In town and the surrounding area guests will find lots of things to do and exceptionally friendly people. You will find a number  of restaurants coffee shops, 4x4/4x2 tracks, hiking trails, mountain biking routes, bird watching as well as historic sites. Read more below.

Willowmore and the Anglo Boer War

During the Anglo-Boer War Willowmore was in British territory, but several Afrikaans speaking men from the Cape Colony joined the Boer "army" in the north.
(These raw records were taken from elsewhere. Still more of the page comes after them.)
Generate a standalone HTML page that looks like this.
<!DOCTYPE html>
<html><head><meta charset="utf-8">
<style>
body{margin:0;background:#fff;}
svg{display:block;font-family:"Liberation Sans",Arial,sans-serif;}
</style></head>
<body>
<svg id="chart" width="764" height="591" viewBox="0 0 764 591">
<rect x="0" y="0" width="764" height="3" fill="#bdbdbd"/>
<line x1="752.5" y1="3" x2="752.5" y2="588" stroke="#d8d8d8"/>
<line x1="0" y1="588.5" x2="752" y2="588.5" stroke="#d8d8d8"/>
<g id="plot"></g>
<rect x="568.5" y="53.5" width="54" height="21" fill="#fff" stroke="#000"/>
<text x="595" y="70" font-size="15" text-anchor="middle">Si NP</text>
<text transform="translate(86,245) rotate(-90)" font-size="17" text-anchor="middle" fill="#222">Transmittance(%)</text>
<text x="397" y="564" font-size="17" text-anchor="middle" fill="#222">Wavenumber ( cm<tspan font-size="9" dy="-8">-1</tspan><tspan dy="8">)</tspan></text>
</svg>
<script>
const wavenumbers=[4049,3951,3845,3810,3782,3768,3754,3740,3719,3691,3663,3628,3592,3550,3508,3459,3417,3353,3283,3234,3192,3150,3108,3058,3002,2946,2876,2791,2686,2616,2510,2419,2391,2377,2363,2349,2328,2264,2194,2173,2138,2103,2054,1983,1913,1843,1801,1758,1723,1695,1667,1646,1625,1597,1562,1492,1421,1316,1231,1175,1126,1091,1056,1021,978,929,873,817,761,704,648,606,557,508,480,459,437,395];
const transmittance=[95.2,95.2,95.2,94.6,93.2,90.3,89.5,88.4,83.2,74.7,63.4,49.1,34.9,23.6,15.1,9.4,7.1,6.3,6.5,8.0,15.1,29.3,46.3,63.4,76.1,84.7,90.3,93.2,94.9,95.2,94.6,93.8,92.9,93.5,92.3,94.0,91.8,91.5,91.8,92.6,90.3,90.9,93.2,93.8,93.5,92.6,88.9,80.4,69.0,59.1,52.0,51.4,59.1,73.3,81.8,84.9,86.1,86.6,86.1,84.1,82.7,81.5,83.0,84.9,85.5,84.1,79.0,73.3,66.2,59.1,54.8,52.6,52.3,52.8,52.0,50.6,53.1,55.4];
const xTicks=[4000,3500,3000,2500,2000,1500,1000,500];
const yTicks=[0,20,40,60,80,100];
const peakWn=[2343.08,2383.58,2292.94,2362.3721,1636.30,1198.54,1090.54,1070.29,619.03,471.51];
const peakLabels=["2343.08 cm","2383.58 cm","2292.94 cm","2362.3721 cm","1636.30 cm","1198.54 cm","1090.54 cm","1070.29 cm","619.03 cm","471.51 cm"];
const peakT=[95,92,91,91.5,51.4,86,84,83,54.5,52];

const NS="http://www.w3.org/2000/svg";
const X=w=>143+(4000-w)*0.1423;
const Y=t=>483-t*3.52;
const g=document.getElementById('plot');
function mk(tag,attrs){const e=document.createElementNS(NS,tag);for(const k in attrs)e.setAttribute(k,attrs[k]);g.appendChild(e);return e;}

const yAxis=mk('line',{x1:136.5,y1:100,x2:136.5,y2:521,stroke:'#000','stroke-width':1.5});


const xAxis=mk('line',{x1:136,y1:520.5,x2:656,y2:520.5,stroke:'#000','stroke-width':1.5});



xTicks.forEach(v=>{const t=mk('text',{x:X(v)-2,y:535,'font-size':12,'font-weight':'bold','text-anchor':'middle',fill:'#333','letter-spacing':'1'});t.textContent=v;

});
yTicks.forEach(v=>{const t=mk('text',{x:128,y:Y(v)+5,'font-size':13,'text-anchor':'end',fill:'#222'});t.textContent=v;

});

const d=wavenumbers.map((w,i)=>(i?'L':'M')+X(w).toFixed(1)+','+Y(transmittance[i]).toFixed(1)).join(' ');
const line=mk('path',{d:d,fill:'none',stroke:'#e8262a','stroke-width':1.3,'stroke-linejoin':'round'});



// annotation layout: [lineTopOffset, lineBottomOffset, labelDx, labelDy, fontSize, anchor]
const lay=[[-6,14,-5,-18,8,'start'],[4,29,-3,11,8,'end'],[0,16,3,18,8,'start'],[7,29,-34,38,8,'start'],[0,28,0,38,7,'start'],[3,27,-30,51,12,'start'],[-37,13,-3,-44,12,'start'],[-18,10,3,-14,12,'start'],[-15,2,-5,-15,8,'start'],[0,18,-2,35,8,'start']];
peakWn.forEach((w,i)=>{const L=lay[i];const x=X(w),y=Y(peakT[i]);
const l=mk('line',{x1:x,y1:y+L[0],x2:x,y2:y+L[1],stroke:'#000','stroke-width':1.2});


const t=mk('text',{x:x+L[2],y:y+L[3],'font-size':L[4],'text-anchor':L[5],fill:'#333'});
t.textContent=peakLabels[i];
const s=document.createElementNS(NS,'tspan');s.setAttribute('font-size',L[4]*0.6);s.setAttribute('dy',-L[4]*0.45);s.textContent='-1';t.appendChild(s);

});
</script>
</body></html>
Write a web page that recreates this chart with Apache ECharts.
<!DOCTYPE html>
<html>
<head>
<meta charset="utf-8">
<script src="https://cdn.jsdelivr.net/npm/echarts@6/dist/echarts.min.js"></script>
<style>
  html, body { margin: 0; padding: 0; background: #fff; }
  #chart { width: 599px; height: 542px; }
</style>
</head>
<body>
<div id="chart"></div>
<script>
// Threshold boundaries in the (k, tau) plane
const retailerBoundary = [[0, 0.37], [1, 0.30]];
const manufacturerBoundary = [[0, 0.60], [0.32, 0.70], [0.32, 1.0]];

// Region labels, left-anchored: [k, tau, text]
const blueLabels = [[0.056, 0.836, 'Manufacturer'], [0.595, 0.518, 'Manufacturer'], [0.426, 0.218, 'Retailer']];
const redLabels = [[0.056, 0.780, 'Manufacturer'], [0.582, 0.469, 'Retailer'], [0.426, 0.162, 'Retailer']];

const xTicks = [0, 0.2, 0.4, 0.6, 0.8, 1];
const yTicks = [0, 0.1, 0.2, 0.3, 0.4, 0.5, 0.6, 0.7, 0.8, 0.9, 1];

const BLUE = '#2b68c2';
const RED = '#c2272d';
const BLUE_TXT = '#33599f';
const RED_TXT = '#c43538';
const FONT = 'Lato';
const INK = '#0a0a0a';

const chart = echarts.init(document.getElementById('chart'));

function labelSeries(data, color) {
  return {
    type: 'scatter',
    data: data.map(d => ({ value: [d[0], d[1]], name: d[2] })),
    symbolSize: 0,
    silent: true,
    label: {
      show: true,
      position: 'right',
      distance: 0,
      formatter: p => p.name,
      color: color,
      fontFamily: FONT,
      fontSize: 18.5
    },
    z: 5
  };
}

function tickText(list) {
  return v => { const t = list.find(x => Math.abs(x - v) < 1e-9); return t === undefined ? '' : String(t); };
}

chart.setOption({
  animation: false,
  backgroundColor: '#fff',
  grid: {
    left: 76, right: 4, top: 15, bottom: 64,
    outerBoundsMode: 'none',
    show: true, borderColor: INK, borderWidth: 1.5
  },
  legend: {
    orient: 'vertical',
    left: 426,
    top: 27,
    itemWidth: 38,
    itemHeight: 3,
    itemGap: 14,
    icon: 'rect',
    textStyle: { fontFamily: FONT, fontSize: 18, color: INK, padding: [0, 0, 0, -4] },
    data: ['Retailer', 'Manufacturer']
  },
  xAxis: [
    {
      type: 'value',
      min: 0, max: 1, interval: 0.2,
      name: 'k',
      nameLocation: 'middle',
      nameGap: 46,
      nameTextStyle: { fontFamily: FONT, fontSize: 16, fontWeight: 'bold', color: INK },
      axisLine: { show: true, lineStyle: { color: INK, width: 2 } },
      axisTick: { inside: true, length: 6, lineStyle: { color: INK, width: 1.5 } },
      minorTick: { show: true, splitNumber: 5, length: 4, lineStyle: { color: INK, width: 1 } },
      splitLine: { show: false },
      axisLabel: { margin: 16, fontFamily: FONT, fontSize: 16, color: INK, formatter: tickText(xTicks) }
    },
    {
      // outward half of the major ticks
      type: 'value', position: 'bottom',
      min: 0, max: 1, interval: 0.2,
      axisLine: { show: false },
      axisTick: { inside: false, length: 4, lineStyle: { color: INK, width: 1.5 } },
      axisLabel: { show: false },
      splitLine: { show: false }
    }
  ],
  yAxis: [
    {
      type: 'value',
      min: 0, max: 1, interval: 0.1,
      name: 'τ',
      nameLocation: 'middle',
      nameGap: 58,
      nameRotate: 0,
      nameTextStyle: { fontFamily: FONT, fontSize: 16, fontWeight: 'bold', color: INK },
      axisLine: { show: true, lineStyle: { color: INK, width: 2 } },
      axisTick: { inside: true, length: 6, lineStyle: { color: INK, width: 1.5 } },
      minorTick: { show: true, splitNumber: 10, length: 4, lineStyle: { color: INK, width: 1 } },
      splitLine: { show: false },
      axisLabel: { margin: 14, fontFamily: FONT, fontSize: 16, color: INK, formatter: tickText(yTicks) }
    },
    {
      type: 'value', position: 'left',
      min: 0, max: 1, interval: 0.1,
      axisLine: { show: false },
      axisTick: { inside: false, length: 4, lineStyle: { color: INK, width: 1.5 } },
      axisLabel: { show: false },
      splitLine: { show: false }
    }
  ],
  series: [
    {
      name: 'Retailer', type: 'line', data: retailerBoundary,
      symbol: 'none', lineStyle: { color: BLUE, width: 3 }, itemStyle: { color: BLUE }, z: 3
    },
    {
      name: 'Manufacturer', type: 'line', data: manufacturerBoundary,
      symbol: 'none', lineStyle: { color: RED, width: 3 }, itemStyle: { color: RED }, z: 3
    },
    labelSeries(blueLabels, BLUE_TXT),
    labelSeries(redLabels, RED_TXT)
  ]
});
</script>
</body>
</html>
The Colonial rebels from the Cape Colony were regarded as traitors and rebels by the British authorities, and many were executed after the war.

A few skirmishes took place around Willowmore and the Boer "army" even invaded the town, but the term "army" is a bit of a misnomer for the Boer forces as it consisted of citizens of the Boer republics (Orange Free State and Transvaal) who willfully enlisted in an untrained "army". Their style of warfare was more guerilla like than the conventional style of the British forces.
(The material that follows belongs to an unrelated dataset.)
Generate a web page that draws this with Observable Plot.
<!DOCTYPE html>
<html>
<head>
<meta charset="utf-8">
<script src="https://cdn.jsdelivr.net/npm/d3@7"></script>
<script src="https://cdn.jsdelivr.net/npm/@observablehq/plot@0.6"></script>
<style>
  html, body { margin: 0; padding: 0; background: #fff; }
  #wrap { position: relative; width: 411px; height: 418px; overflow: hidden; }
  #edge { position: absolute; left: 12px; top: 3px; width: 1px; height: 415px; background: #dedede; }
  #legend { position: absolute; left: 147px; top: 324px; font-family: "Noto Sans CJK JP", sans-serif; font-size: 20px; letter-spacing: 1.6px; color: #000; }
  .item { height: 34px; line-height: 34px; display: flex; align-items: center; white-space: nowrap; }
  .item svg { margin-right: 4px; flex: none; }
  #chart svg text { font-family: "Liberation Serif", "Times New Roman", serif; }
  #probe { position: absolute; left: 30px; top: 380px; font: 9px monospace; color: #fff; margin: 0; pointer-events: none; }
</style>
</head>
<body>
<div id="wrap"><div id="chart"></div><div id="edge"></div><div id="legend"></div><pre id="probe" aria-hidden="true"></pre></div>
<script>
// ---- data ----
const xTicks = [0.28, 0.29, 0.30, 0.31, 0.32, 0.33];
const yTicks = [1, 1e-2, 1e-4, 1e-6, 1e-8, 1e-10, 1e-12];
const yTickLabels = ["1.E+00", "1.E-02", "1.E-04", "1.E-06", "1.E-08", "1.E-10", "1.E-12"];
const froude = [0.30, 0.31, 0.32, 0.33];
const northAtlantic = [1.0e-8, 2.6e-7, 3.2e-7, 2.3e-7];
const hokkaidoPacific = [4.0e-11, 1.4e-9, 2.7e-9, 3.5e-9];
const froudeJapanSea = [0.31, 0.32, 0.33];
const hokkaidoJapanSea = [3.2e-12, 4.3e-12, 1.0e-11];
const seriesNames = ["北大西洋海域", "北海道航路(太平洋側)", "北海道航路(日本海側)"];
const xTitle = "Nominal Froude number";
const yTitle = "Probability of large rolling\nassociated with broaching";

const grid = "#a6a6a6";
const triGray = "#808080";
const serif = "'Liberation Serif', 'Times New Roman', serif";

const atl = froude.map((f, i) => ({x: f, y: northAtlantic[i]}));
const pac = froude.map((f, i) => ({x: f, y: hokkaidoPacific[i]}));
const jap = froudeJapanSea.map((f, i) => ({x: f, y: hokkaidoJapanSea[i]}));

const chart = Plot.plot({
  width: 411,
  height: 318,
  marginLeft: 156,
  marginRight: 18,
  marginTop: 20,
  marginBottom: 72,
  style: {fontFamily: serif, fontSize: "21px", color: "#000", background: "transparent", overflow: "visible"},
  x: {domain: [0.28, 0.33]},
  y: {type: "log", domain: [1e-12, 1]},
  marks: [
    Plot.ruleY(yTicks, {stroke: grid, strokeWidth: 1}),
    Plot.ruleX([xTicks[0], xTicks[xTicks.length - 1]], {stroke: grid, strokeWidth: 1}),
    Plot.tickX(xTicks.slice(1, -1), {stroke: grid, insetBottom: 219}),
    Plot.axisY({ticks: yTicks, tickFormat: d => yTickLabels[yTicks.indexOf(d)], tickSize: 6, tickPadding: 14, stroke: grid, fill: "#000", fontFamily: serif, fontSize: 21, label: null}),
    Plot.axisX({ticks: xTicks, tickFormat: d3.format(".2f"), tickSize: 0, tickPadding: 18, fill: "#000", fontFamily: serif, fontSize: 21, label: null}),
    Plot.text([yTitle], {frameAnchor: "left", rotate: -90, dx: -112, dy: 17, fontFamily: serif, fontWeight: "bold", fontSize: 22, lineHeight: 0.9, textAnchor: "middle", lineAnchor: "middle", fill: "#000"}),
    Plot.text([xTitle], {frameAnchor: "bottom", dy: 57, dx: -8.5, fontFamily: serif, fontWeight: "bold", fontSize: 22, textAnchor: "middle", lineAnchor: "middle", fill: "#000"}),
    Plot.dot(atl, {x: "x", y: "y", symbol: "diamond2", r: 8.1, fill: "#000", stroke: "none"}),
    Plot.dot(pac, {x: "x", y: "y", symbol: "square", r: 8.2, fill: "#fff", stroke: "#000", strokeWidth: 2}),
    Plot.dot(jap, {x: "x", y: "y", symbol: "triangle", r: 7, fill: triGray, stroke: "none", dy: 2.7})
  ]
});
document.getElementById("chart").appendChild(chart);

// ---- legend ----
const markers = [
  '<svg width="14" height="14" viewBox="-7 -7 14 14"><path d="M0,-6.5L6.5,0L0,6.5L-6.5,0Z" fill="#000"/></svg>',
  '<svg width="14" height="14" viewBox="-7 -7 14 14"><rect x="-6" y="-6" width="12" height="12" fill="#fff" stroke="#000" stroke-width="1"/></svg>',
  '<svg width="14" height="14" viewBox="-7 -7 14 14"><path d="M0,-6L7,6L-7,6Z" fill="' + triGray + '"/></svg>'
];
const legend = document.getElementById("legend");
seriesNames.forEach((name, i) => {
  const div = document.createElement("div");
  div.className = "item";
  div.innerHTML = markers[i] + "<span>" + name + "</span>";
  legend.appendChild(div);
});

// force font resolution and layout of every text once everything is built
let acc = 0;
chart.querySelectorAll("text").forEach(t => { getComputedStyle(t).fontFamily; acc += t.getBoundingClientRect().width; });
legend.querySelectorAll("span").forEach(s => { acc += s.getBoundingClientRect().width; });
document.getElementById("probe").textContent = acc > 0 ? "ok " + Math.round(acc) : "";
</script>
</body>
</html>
Boer commandoes remained active in the Willowmore-Aberdeen area for more than a year.

On 15 December 1900 a few Boer Commandants from the north crossed the Orange River with approximately 700 men and entered the Cape Colony. On 11 January they had a skirmish with Lt Col J H G Byng near Murrays burg. One of the commandos under Commandant Gideon Scheepers then moved away and on 15 January they invaded Aberdeen (about 125Km from Willowmore).

On 18 January the Scheepers commando reached Willowmore and occupied the town. This lasted for just over a month until 27 February when Colonel L W Parsons' troops chased them out of the Willowmore district. The Boers then tried to capture Aberdeen, but the town guard's defenses were too good, so they retreated into the mountains near Aberdeen.

Scheepers and his men were active until he became too sick to fight and surrendered to Captain Shearmann of the Hussars on 11 October 1901.

Scheepers was a member of the Free State Artillery and not a Colonial Rebel. It was thus very controversial that he was trialed and executed as such. He was executed 18 January 1902 by firing squad in Graaff-Reinet.

It has been argued that it was because of his successful raids over such a long period that the British wanted to get rid of him in this manner. It is also puzzling why his grave has never been found. Seven others who were also executed were later reburied in Graaff-Reinet on 1 December 1908, but it was claimed that Scheepers' grave could not be found.